Pull every line containing "script" out of the material below.

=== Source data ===
******************************
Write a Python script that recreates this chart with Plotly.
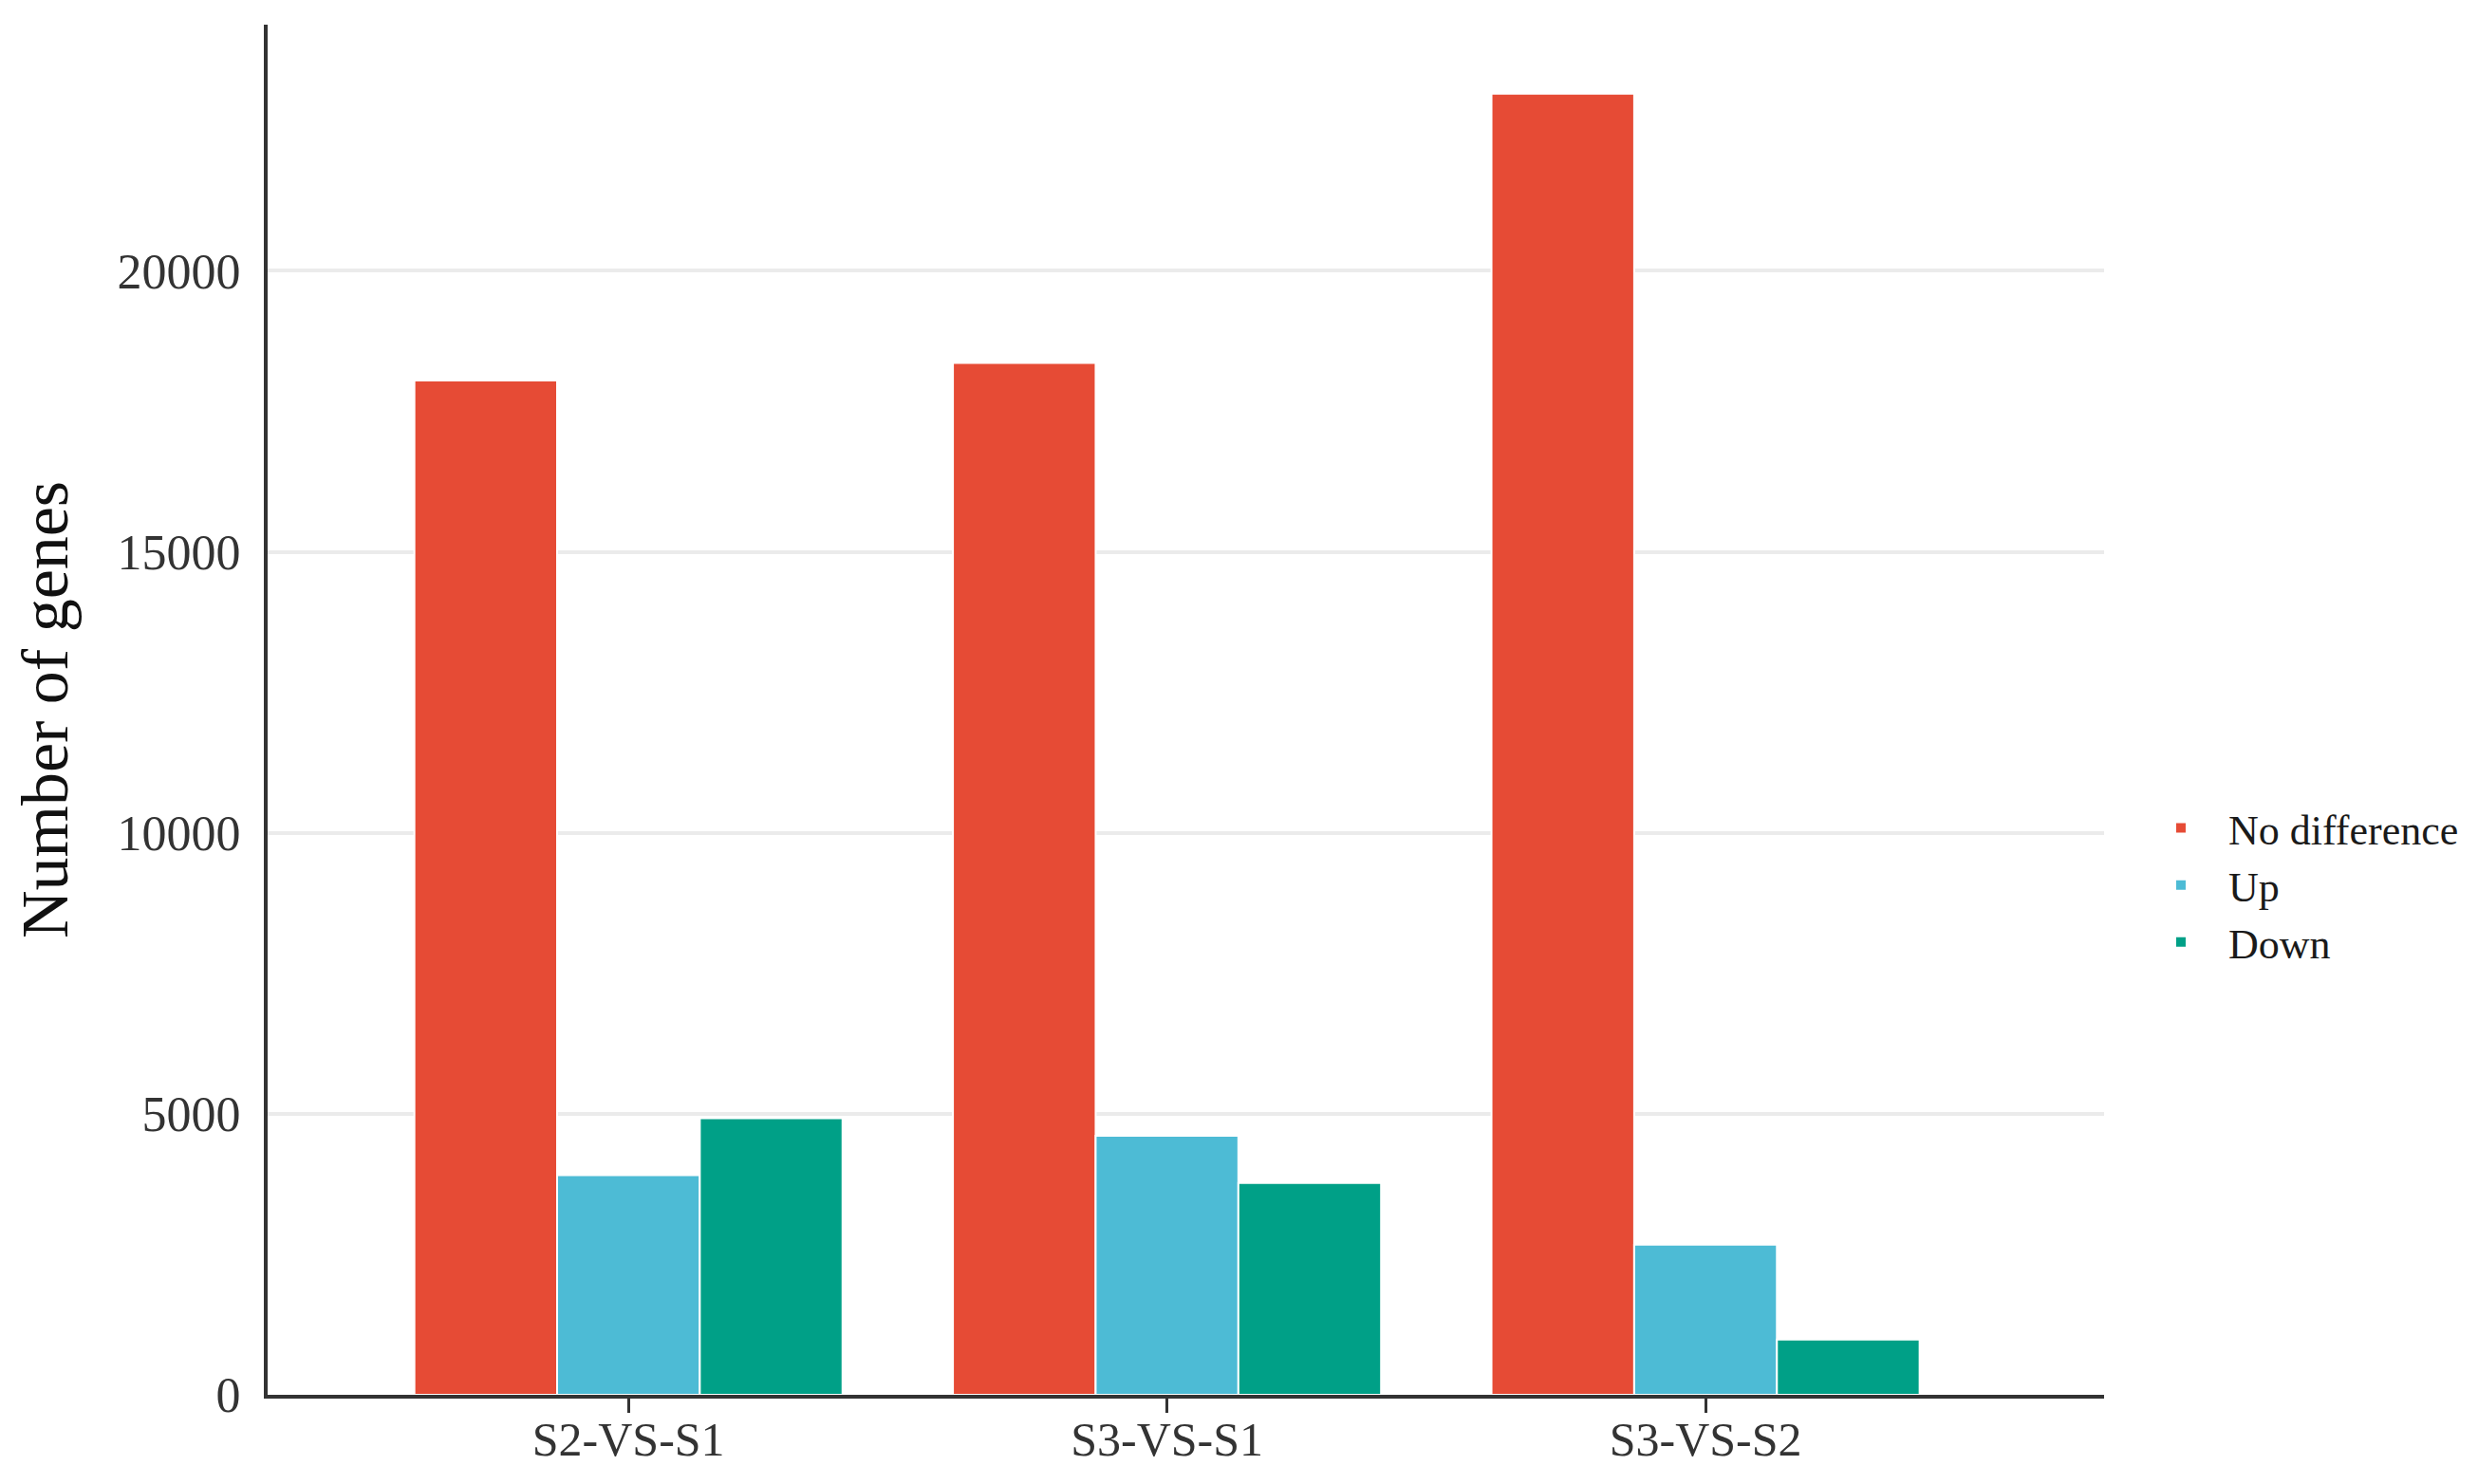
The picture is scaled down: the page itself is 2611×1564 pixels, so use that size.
import plotly.graph_objects as go

categories = ["S2-VS-S1", "S3-VS-S1", "S3-VS-S2"]
no_difference = [18050, 18360, 23150]
up = [3910, 4610, 2670]
down = [4920, 3770, 985]
series_names = ["No difference", "Up", "Down"]
series_colors = ["#E64B35", "#4DBBD5", "#00A087"]
y_ticks = [0, 5000, 10000, 15000, 20000]

FONT = "Liberation Serif, Times New Roman, serif"

fig = go.Figure()
for name, vals, col in zip(series_names, [no_difference, up, down], series_colors):
    fig.add_trace(go.Bar(
        x=categories, y=vals, name=name,
        marker=dict(color=col, line=dict(color="white", width=2)),
    ))

fig.update_layout(
    width=2611, height=1564,
    barmode="group", bargap=0.205, bargroupgap=0.0,
    plot_bgcolor="white", paper_bgcolor="white",
    margin=dict(l=274, r=402, t=18, b=102, autoexpand=False),
    font=dict(family=FONT, color="#1a1a1a"),
    legend=dict(
        x=1.016, xanchor="left", y=0.372, yanchor="middle",
        itemwidth=90,
        font=dict(size=44, family=FONT, color="#1a1a1a"),
        bgcolor="rgba(0,0,0,0)",
    ),
)
fig.update_xaxes(
    range=[-0.67, 2.74], automargin=False,
    showline=True, linecolor="#333333", linewidth=4,
    ticks="outside", ticklen=15, tickwidth=3, tickcolor="#333333",
    ticklabelstandoff=-15,
    tickfont=dict(size=50, family=FONT, color="#333333"),
    showgrid=False, zeroline=False,
)
fig.update_yaxes(
    range=[0, 24380], automargin=False,
    tickvals=y_ticks, ticktext=[str(v) for v in y_ticks],
    showline=True, linecolor="#333333", linewidth=4,
    ticks="", ticklabelstandoff=14,
    tickfont=dict(size=52, family=FONT, color="#333333"),
    showgrid=True, gridcolor="#ebebeb", gridwidth=4,
    zeroline=False,
    title=dict(text="Number of genes", font=dict(size=70, family=FONT, color="#111111"), standoff=30),
)

fig.write_html("out.html")
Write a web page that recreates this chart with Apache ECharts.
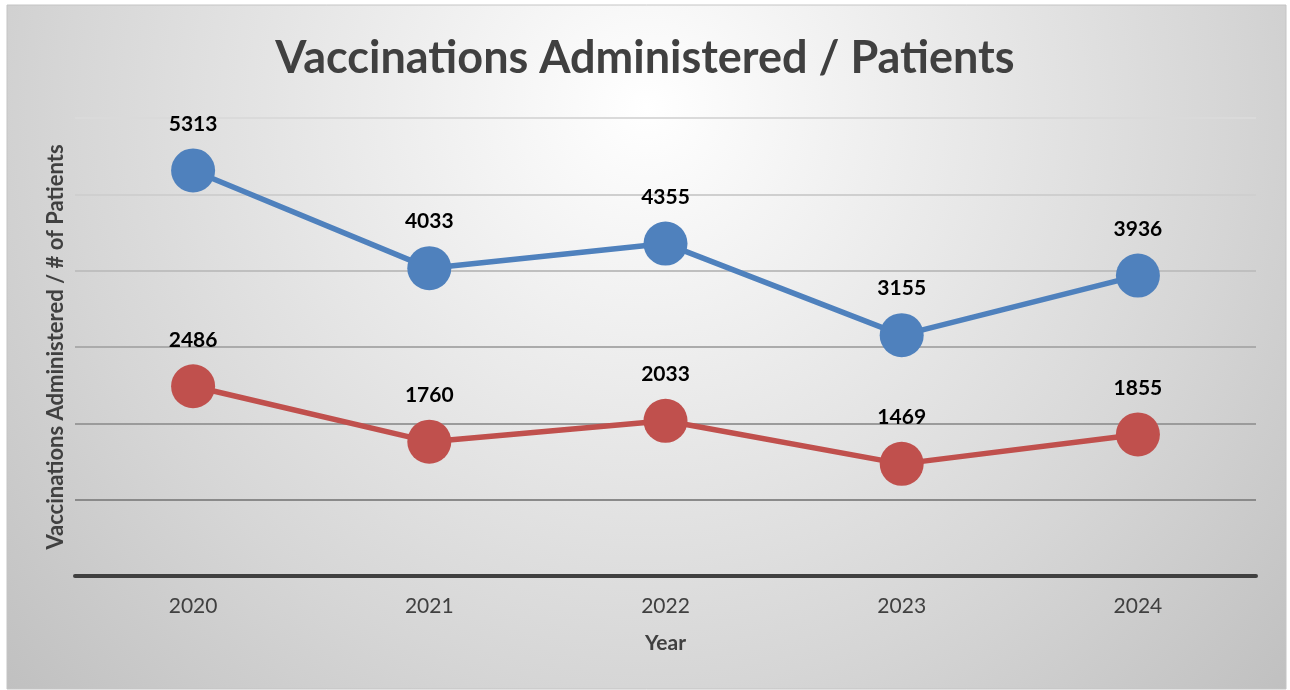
<!DOCTYPE html>
<html>
<head>
<meta charset="utf-8">
<title>Vaccinations Administered / Patients</title>
<script src="https://cdn.jsdelivr.net/npm/echarts@6/dist/echarts.min.js"></script>
<style>
  html, body { margin: 0; padding: 0; background: #fff; }
  #chart { width: 1290px; height: 690px; }
</style>
</head>
<body>
<div id="chart"></div>
<script>
const years = ['2020', '2021', '2022', '2023', '2024']
const vaccinations = [5313, 4033, 4355, 3155, 3936]
const patients = [2486, 1760, 2033, 1469, 1855]

// gridlines get darker towards the bottom, one colour per tick (0 .. 6000)
const gridColors = ['#808080', '#8a8a8a', '#9b9b9b', '#ababab', '#bfbfbf', '#cfcfcf', '#dadada']

const FONT = 'Lato, "Open Sans", sans-serif'

const chart = echarts.init(document.getElementById('chart'), null, { renderer: 'canvas' })

function lineSeries (name, data, color) {
  return {
    name: name,
    type: 'line',
    data: data,
    symbol: 'circle',
    symbolSize: 44,
    smooth: false,
    z: 3,
    lineStyle: { color: color, width: 5.5 },
    itemStyle: { color: color },
    label: {
      show: true,
      position: 'top',
      distance: 14,
      color: '#000',
      fontFamily: FONT,
      fontWeight: 'bold',
      fontSize: 21
    },
    emphasis: { disabled: true }
  }
}

chart.setOption({
  animation: false,
  backgroundColor: '#fff',
  graphic: [{
    type: 'rect',
    z: -10,
    silent: true,
    shape: { x: 7, y: 5, width: 1279, height: 684 },
    style: {
      fill: {
        type: 'radial',
        x: 0.5,
        y: 0.15,
        r: 1.3,
        colorStops: [
          { offset: 0, color: '#ffffff' },
          { offset: 0.35, color: '#e9e9e9' },
          { offset: 0.65, color: '#d6d6d6' },
          { offset: 1, color: '#bebebe' }
        ]
      },
      stroke: '#c4c4c4',
      lineWidth: 1
    }
  }],
  title: {
    text: 'Vaccinations Administered / Patients',
    left: 'center',
    top: 31,
    textStyle: {
      color: '#404040',
      fontFamily: FONT,
      fontWeight: 'bold',
      fontSize: 45
    }
  },
  grid: {
    left: 75,
    right: 34,
    top: 118,
    bottom: 114,
    containLabel: false
  },
  xAxis: {
    type: 'category',
    data: years,
    boundaryGap: true,
    name: 'Year',
    nameLocation: 'middle',
    nameGap: 57,
    nameTextStyle: {
      color: '#404040',
      fontFamily: FONT,
      fontWeight: 'bold',
      fontSize: 21
    },
    axisLine: { show: true, lineStyle: { color: '#404040', width: 4 } },
    axisTick: { show: false },
    axisLabel: {
      margin: 20,
      color: '#404040',
      fontFamily: FONT,
      fontSize: 21
    },
    splitLine: { show: false },
    z: 5
  },
  yAxis: {
    type: 'value',
    min: 0,
    max: 6000,
    interval: 1000,
    name: 'Vaccinations Administered / # of Patients',
    nameLocation: 'middle',
    nameGap: 8,
    nameTextStyle: {
      color: '#404040',
      fontFamily: FONT,
      fontWeight: 'bold',
      fontSize: 22
    },
    axisLine: { show: false },
    axisTick: { show: false },
    axisLabel: { show: false },
    splitLine: {
      show: true,
      lineStyle: { color: gridColors, width: 2 }
    }
  },
  series: [
    lineSeries('Vaccinations Administered', vaccinations, '#4f81bd'),
    lineSeries('# of Patients', patients, '#c0504d')
  ]
})
</script>
</body>
</html>
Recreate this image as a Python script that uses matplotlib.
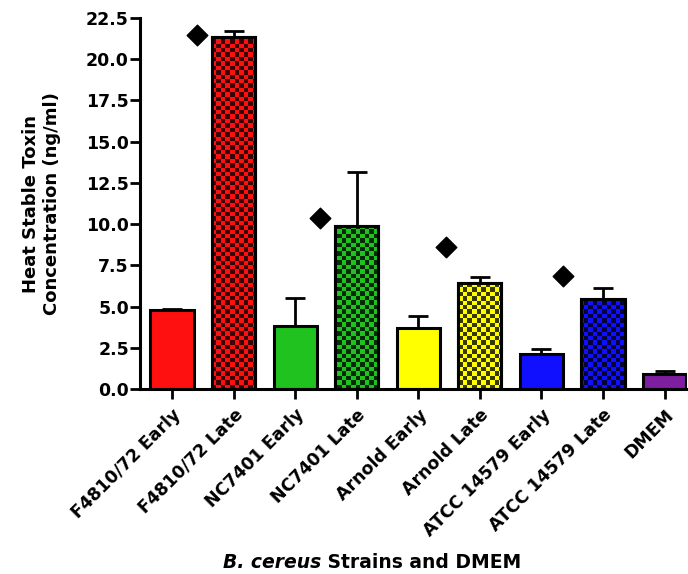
import numpy as np
import matplotlib
matplotlib.use('Agg')
import matplotlib.pyplot as plt
from matplotlib.colors import ListedColormap, to_rgb

plt.rcParams['font.family'] = ['DejaVu Sans']

# data
strains = ['F4810/72 Early', 'F4810/72 Late', 'NC7401 Early', 'NC7401 Late',
           'Arnold Early', 'Arnold Late', 'ATCC 14579 Early', 'ATCC 14579 Late',
           'DMEM']
toxin = [4.78, 21.35, 3.82, 9.9, 3.72, 6.42, 2.12, 5.45, 0.89]
toxin_err = [0.05, 0.38, 1.68, 3.25, 0.72, 0.35, 0.3, 0.65, 0.18]
checkered = [False, True, False, True, False, True, False, True, False]
colors = ['#ff1010', '#ff1010', '#1fc21f', '#1fc21f', '#ffff00', '#ffff00',
          '#1010ff', '#1010ff', '#7d1fa0']

# significance diamonds (x in category units)
sig_x = [0.4, 2.4, 4.45, 6.35]
sig_y = [21.45, 10.4, 8.6, 6.87]

fig = plt.figure(figsize=(6.88, 5.74), dpi=100)
ax = fig.add_axes([0.2035, 0.3223, 0.7955, 0.6463])

x = np.arange(len(strains))
bars = ax.bar(x, toxin, width=0.7, color=colors, edgecolor='black',
              linewidth=2.2, zorder=2)
ax.errorbar(x, toxin, yerr=[np.zeros(len(toxin)), toxin_err], fmt='none',
            ecolor='black', elinewidth=2, capsize=7, capthick=2, zorder=1)

ax.set_xlim(-0.52, 8.37)
ax.set_ylim(0, 22.5)

# checkerboard fill for the "Late" bars
xlo, xhi = ax.get_xlim()
nx, ny = 122, 84
checker = (np.add.outer(np.arange(ny), np.arange(nx)) % 2)
for b, chk, c in zip(bars, checkered, colors):
    if not chk:
        continue
    dark = tuple(v * 0.22 for v in to_rgb(c))
    cmap = ListedColormap([dark, to_rgb(c)])
    im = ax.imshow(checker, cmap=cmap, extent=(xlo, xhi, 0, 22.5),
                   interpolation='nearest', aspect='auto', zorder=2.1,
                   origin='lower')
    im.set_clip_path(b)
    # redraw edge on top
    ax.bar(b.get_x() + b.get_width() / 2, b.get_height(), width=b.get_width(),
           fill=False, edgecolor='black', linewidth=2.2, zorder=2.2)

ax.set_xlim(xlo, xhi)
ax.set_ylim(0, 22.5)

ax.scatter(sig_x, sig_y, marker='D', s=110, color='black', zorder=3)

ax.spines['top'].set_visible(False)
ax.spines['right'].set_visible(False)
ax.spines['left'].set_linewidth(2.2)
ax.spines['bottom'].set_linewidth(2.2)

yt = np.arange(0, 22.6, 2.5)
ax.set_yticks(yt)
ax.set_yticklabels(['%.1f' % v for v in yt], fontsize=12.5, fontweight='bold')
ax.set_xticks(x)
ax.set_xticklabels(strains, rotation=45, ha='right', rotation_mode='anchor',
                   fontsize=12.5, fontweight='bold')
ax.tick_params(axis='both', direction='out', length=7, width=2, pad=1)
ax.tick_params(axis='x', pad=5)

ax.set_ylabel('Heat Stable Toxin\nConcentration (ng/ml)', fontsize=13,
              fontweight='bold', labelpad=18)

t1 = fig.text(0.324, 0.0105, 'B. cereus', fontsize=13.5, fontweight='bold',
              style='italic', va='baseline')
ax.annotate(' Strains and DMEM', xy=(1, 0), xycoords=t1, fontsize=13.5,
            fontweight='bold', va='bottom')

fig.savefig('out.png', dpi=100)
******************************
=== ANSWER TO THE EXERCISE ===
Write a Python script that recreates this chart with Plotly.
<script src="https://cdn.jsdelivr.net/npm/echarts@6/dist/echarts.min.js"></script>
<script>
</script>
Recreate this image as a Python script that uses matplotlib.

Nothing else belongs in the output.